(a) Kinesthetic demonstration of a preferred kinematic configuration for grasping the flashlight. (d) Demonstration of a full trajectory from the home configuration to the grasp configuration.
Tuning and designing robotic behavior by combining elementary objective terms is a tedious task which generally consists of finding proper representations for each new skill. Inverse Optimal Control (IOC) allows, by specifying a set of basis functions (or features), to learn the right association of objective terms defining a policy imitating that of the expert. The Inverse Reinforcement Learning (IRL) formulation, where the generative model is formalized using a Markov Decision Process, was introduced in the early 2000 by Ng et al., and has since then received a lot of attention from the machine learning and robotics communities. At the Autonomous Motion Department, we seek to improve the state-of-the-art in IOC/IRL to learn motion policies for robotic systems from demonstrations as well as better understand and predict human motion. Hence we are interested in being able to specify a broad number of basis functions and handle the high-dimensional continuous cases involved in manipulation and motion generation.
Our path integral IRL algorithm can deal with such high-dimensional continuous state-action spaces, and only requires local optimality of the demonstrated trajectories. We use regularization in order to achieve feature selection, and propose an efficient algorithm to minimize the resulting convex objective function. Our approach has been applied to two core problems in robotic manipulation: Learning a cost function for redundancy resolution in inverse kinematics, and learning a cost function over trajectories, which is then used in optimization based motion planning for grasping and manipulation tasks.

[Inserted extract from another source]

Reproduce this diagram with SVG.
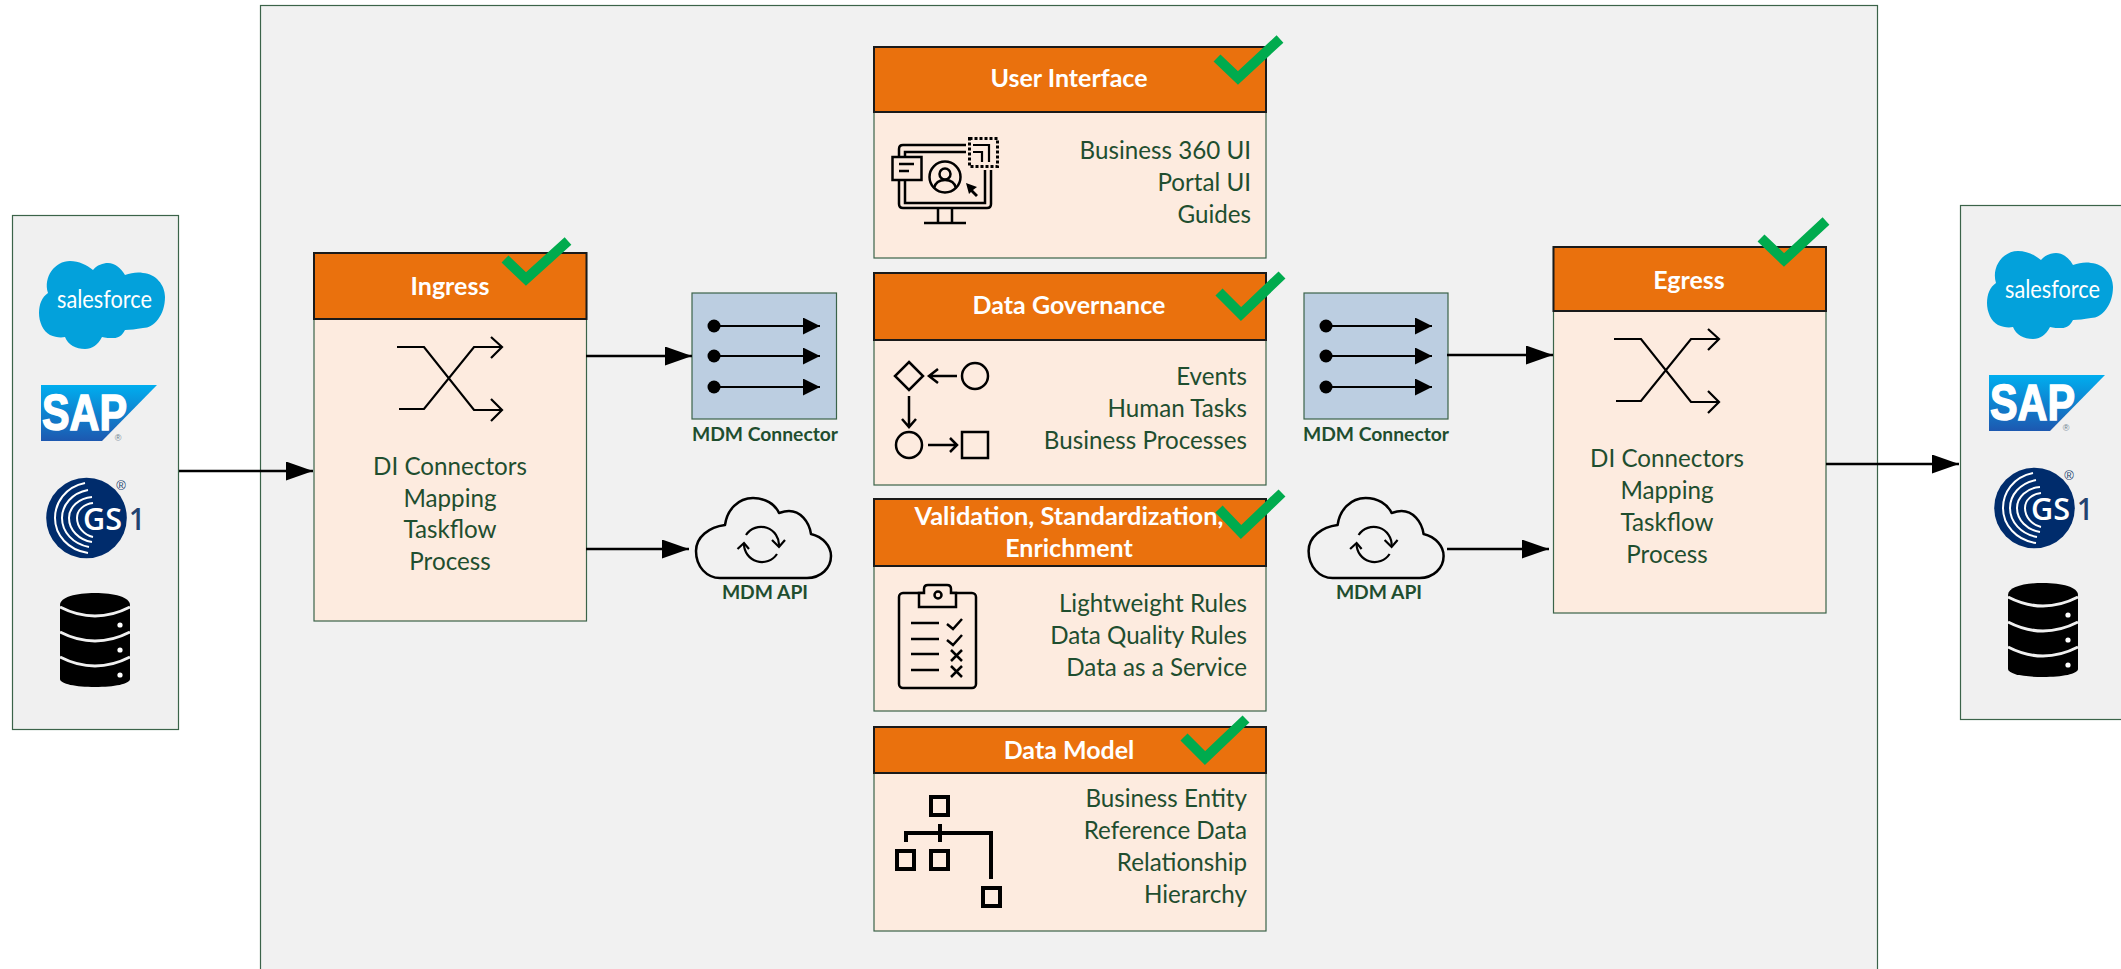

We are also interested in enabling to handle noisy and incomplete demonstrations. Thus we have built on recent work in direct loss minimization structured prediction to suggest that IOC can be (counterintuitively) formalized as a form of policy search reinforcement learning. This connection allows to transition smoothly from imitating an expert to teaching itself over time, while handling noisy demonstrations. We use this procedure to calibrate our motion optimizers on Apollo.
Finally, we are studying how IOC can be used to define an optimality principle for human behavior by gathering human motion using a motion capture system. This optimality criterion can then be used to predict human motion through trajectory optimization. We have demonstrated this ability on the particular case of learning a model for collaborative manipulation task, where two humans perform an assembly task, and were successfully able to predict human reaching motion even when there is significant interference between the two partners.